Berdasarkan fakta-fakta ini, dapatlah disimpulkan bahwa kerusuhan yang
dimulai oleh warga Islam, kemudian dibalas oleh pihak warga Kristen dengan kekuatan yang
telah dikosentrasikan sebelumnya.
2. Saat Kerusuhan
2.1. Adanya fakta bahwa penyerangan yang dilakukan warga Batu Merah
yang beragam Islam terhadap warga Kristen merupakan wujud dari penyelesaian atau
perdamaian yang telah dilakukan secara tuntas. Posko-posko yang dibentuk dimanfaatkan oleh
kedua belah pihak sebagai pusat kosentrasi massa untuk menyerang atau bertahan. Kehadiran
ABRI baik sebagai petugas maupun penghuni Asrama Militer yang berhadapan dengan warga
Kristen merupakan pendukung atau motifasi bagi warga Islam untuk melakukan penyerangan
terhadap warga Kristen. Warga Kristen yang semula bertahan berubah menjadi agresif dan
menyerang, karena perlakuan yang tidak seimbang dari pihak aparat keamanan. Rangkaian
kerusuhan yang terjadi dalam bulan Januari dan Pebruari 1999 menunjukan tidak berfungsinya
operasi intelegen ABRI secara maksimal.
2.2. Adanya fakta bahwa penyerang dengan menggunakan alat-alat seperti
parang, tombak dan bom dalam berbagai bentuk rakitan, menunjukan adanya persiapan yang
matang dari kedua belah pihak. Sasaran penyerangan baik kepada manusia, maupun harta benda
dalam bentuk ; bakar, jarah dan merusakan, kemudian bila ada kesempatan melakukan
pembunuhan.
Berdasarkan fakta-fakta ini, maka dapat disimpulkan bahwa perdamaian
yang dilakukan baru mencapai kelompok atas dan menengah. Sedangkan kelompok bawah yang
berpotensi konflik belum menyentuh sama sekali. Tindakan aparat keamanan secara individu
masih memihak pada kelompok tertentu (warga Islam).
3. Peran Aparat Keamanan
3.1. Adanya fakta bahwa sebelum terjadi kerusuhan, tidak ada aparat
keamanan dari kesatuan KOSTRAD, namun penempatan pos-pos tidak memberikan rasa aman bagi
pihak-pihak yang rusuh. Dengan penempatan aparat keamanan pada pos-pos yang sangat memberi
peluang bagi pihak warga Islam untuk melakukan penyerangan terhadap pihak warga Kristen.

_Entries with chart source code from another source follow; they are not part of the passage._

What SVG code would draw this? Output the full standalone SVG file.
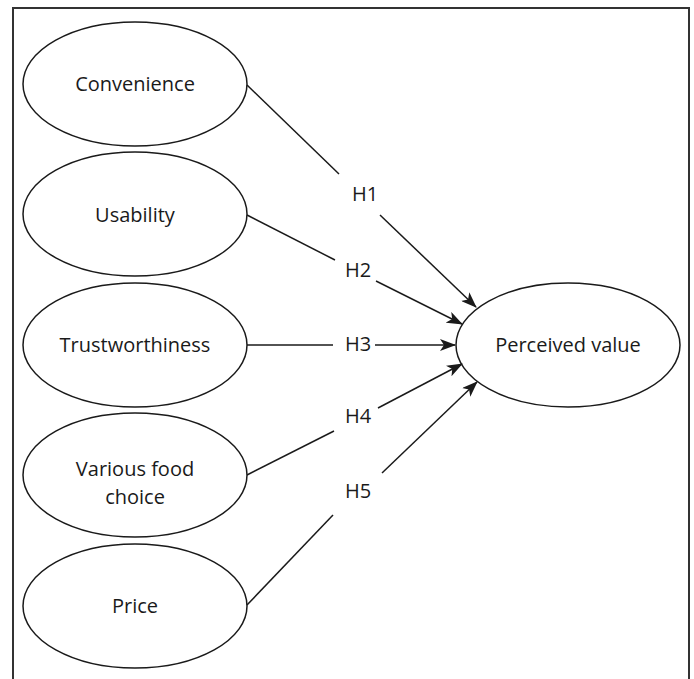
<svg xmlns="http://www.w3.org/2000/svg" width="694" height="679" viewBox="0 0 694 679">
<style>
.n{fill:#fff;stroke:#1a1a1a;stroke-width:1.5}
.t{font-family:"Open Sans","Liberation Sans",sans-serif;font-size:20px;fill:#1a1a1a;text-anchor:middle}
.c line{stroke:#1a1a1a;stroke-width:1.5}
</style>
<defs>
<marker id="ah" viewBox="0 0 16 12" refX="15" refY="6" markerWidth="16" markerHeight="12" markerUnits="userSpaceOnUse" orient="auto">
<path d="M0,0 L16,6 L0,12 L4,6 Z" fill="#1a1a1a"/>
</marker>
</defs>
<rect x="0" y="0" width="694" height="679" fill="#fff"/>
<path d="M13,690 V8 H689 V690" fill="none" stroke="#333" stroke-width="2"/>
<g id="convenience"><ellipse class="n" cx="135" cy="84" rx="112" ry="62"/><text class="t" x="135" y="91">Convenience</text></g>
<g id="usability"><ellipse class="n" cx="135" cy="214" rx="112" ry="62"/><text class="t" x="135" y="222">Usability</text></g>
<g id="trustworthiness"><ellipse class="n" cx="135" cy="345" rx="112" ry="62"/><text class="t" x="135" y="352">Trustworthiness</text></g>
<g id="food"><ellipse class="n" cx="135" cy="475" rx="112" ry="62"/><text class="t" x="135" y="476">Various food</text><text class="t" x="135" y="504">choice</text></g>
<g id="price"><ellipse class="n" cx="135" cy="606" rx="112" ry="62"/><text class="t" x="135" y="613">Price</text></g>
<g id="perceived"><ellipse class="n" cx="568" cy="345" rx="112" ry="62"/><text class="t" x="568" y="352">Perceived value</text></g>
<g id="connectors" class="c">
<line x1="247" y1="85" x2="339" y2="174"/>
<line x1="380" y1="215" x2="476" y2="307" marker-end="url(#ah)"/>
<line x1="247" y1="215" x2="335" y2="260"/>
<line x1="376" y1="281" x2="462" y2="324" marker-end="url(#ah)"/>
<line x1="247" y1="345" x2="333" y2="345"/>
<line x1="375" y1="345" x2="455" y2="345" marker-end="url(#ah)"/>
<line x1="247" y1="475" x2="334" y2="431"/>
<line x1="378" y1="408" x2="462" y2="364" marker-end="url(#ah)"/>
<line x1="247" y1="605" x2="333" y2="515"/>
<line x1="382" y1="473" x2="477" y2="382" marker-end="url(#ah)"/>
<text class="t" x="365" y="201">H1</text>
<text class="t" x="358" y="277">H2</text>
<text class="t" x="358" y="351">H3</text>
<text class="t" x="358" y="423">H4</text>
<text class="t" x="358" y="498">H5</text>
</g>
</svg>
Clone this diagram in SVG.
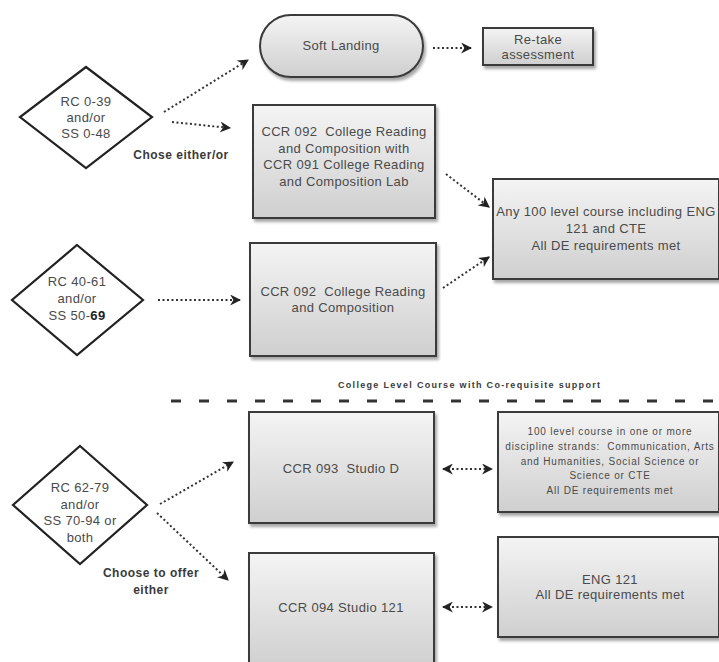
<svg xmlns="http://www.w3.org/2000/svg" width="719" height="662" viewBox="0 0 719 662">
<defs>
<linearGradient id="g" x1="0" y1="0" x2="0" y2="1">
<stop offset="0" stop-color="#f4f4f4"/>
<stop offset="1" stop-color="#cfcfcf"/>
</linearGradient>
<filter id="sh" x="-10%" y="-10%" width="130%" height="130%">
<feGaussianBlur in="SourceAlpha" stdDeviation="1.5"/>
<feOffset dx="2" dy="3" result="b"/>
<feComponentTransfer><feFuncA type="linear" slope="0.35"/></feComponentTransfer>
<feMerge><feMergeNode/><feMergeNode in="SourceGraphic"/></feMerge>
</filter>
<marker id="ah" viewBox="0 0 10 10" refX="9" refY="5" markerWidth="5.5" markerHeight="5.5" orient="auto-start-reverse" markerUnits="strokeWidth">
<path d="M0,0 L10,5 L0,10 L3,5 Z" fill="#222"/>
</marker>
</defs>
<style>
.box{fill:url(#g);stroke:#3a3a3a;stroke-width:2;filter:url(#sh)}
.dia{fill:#fff;stroke:#222;stroke-width:2.2}
.t{font-family:"Liberation Sans",Arial,sans-serif;font-size:13px;letter-spacing:0.35px;fill:#4a4a4a;text-anchor:middle}
.s{font-size:10px;letter-spacing:0.8px}
.b{font-family:"Liberation Sans",Arial,sans-serif;font-weight:bold;font-size:12px;letter-spacing:0.5px;fill:#3a3a3a;text-anchor:middle}
.c{fill:none;stroke:#333;stroke-width:2;stroke-dasharray:2 2.5;marker-end:url(#ah)}
.c2{marker-start:url(#ah)}
</style>
<rect width="719" height="662" fill="#fff"/>

<g id="n_d1">
<polygon class="dia" points="86,67 152,117 86,168 20,117"/>
<text class="t" x="86" y="106">RC 0-39</text>
<text class="t" x="86" y="122">and/or</text>
<text class="t" x="86" y="138">SS 0-48</text>
</g>
<g id="n_soft">
<rect class="box" x="260" y="15" width="163" height="62" rx="31"/>
<text class="t" x="341" y="50">Soft Landing</text>
</g>
<g id="n_retake">
<rect class="box" x="483" y="28" width="110" height="37"/>
<text class="t" x="538" y="44">Re-take</text>
<text class="t" x="538" y="59">assessment</text>
</g>
<g id="n_ccr092a">
<rect class="box" x="253" y="105" width="182" height="113"/>
<text class="t" x="344" y="136" xml:space="preserve">CCR 092  College Reading</text>
<text class="t" x="344" y="153">and Composition with</text>
<text class="t" x="344" y="169">CCR 091 College Reading</text>
<text class="t" x="344" y="186">and Composition Lab</text>
</g>
<g id="n_any">
<rect class="box" x="493" y="179" width="226" height="100"/>
<text class="t" x="606" y="216">Any 100 level course including ENG</text>
<text class="t" x="606" y="233">121 and CTE</text>
<text class="t" x="606" y="250">All DE requirements met</text>
</g>
<g id="n_d2">
<polygon class="dia" points="77,245 143,300 77,355 12,300"/>
<text class="t" x="77" y="286">RC 40-61</text>
<text class="t" x="77" y="303">and/or</text>
<text class="t" x="77" y="320">SS 50-<tspan font-weight="bold" fill="#222">69</tspan></text>
</g>
<g id="n_ccr092b">
<rect class="box" x="250" y="243" width="186" height="113"/>
<text class="t" x="343" y="296" xml:space="preserve">CCR 092  College Reading</text>
<text class="t" x="343" y="312">and Composition</text>
</g>

<g id="n_divider">
<text class="b" x="469" y="388" style="font-size:9px;letter-spacing:0" textLength="262">College Level Course with Co-requisite support</text>
<line x1="171" y1="401" x2="719" y2="401" stroke="#333" stroke-width="3" stroke-dasharray="10 18"/>
</g>

<g id="n_d3">
<polygon class="dia" points="80,446 147,505 80,564 13,505"/>
<text class="t" x="80" y="492">RC 62-79</text>
<text class="t" x="80" y="509">and/or</text>
<text class="t" x="80" y="525">SS 70-94 or</text>
<text class="t" x="80" y="542">both</text>
</g>
<g id="n_ccr093">
<rect class="box" x="249" y="412" width="185" height="111"/>
<text class="t" x="341" y="473" xml:space="preserve">CCR 093  Studio D</text>
</g>
<g id="n_100">
<rect class="box" x="498" y="412" width="221" height="100"/>
<text class="t s" x="610" y="435">100 level course in one or more</text>
<text class="t s" x="610" y="450" xml:space="preserve">discipline strands:  Communication, Arts</text>
<text class="t s" x="610" y="465">and Humanities, Social Science or</text>
<text class="t s" x="610" y="479">Science or CTE</text>
<text class="t s" x="610" y="494">All DE requirements met</text>
</g>
<g id="n_ccr094">
<rect class="box" x="249" y="553" width="185" height="115"/>
<text class="t" x="341" y="612">CCR 094 Studio 121</text>
</g>
<g id="n_eng">
<rect class="box" x="498" y="537" width="221" height="100"/>
<text class="t" x="610" y="584">ENG 121</text>
<text class="t" x="610" y="599">All DE requirements met</text>
</g>

<g id="labels">
<text class="b" x="181" y="159">Chose either/or</text>
<text class="b" x="151" y="577">Choose to offer</text>
<text class="b" x="151" y="594">either</text>
</g>

<g id="connectors">
<line class="c" x1="164" y1="112" x2="248" y2="60"/>
<line class="c" x1="172" y1="122" x2="230" y2="128"/>
<line class="c" x1="433" y1="48" x2="471" y2="48"/>
<line class="c" x1="446" y1="174" x2="489" y2="207"/>
<line class="c" x1="443" y1="288" x2="489" y2="257"/>
<line class="c" x1="158" y1="300" x2="240" y2="300"/>
<line class="c" x1="160" y1="504" x2="233" y2="462"/>
<line class="c" x1="157" y1="513" x2="228" y2="580"/>
<line class="c c2" x1="443" y1="469" x2="492" y2="469"/>
<line class="c c2" x1="443" y1="607" x2="492" y2="607"/>
</g>
</svg>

3.2. Adanya fakta bahwa operasi pengamanan bagi warga masyarakat hanya
bersifat terbuka pada pos-pos keamanan. Pada hal operasi yang sifatnya tertutup dalam
bentuk operasi intelegen tidak berjalan sehingga informasi tentang kegiatan masyarakat
setelah upaya perdamaian dapat diperoleh untuk tindakan antisipasi kemungkinan timbulnya
kerusuhan baru.
Berdasarkan fakta-fakta ini, penempatan pos-pos tidak berimbang,
merupakan faktor pendorong timbulnya kerusuhan baru. Demikian pula kurangnya informasi
tentang kegiatan masyarakat dalam menghadapai kerusuhan dalam bentuk upaya perdamaian atau
upaya penyerangan.
4. Pasca Kerusuhan
4.1. Adanya fakta bahwa pihak keamanan belum secara tuntas
mengungkapkan kasus penyerangan yang dilakukan warga Islam maupun penembakan yang
dilakukan oleh aparat keamanan (KOSTRAD dan KODIM).
4.2. Adanya fakta bahwa pihak pemerintah dan instansi terkait masih
perlu memberikan perhatian bagi para pengungsi yang berada di wisma atlit, yang mengalami
masalah kesehatan yang cukup serius.
C. REKOMENDASI
Berdasarkan kronologis peristiwa disertai analisis sebagaimana
diuraikan di atas maka perlu direkomendasikan hal-hal sebagai berikut :
- Penempatan aparat keamanan pada pos-pos secara berimbang pada lokasi-lokasi kerusuhan ;
- Aparat Kepolisian maupun POM untuk segera mengungkapakn pelaku-pelaku kerusuhan serta
menindak secara tegas sesuai proses hukum yang berlaku.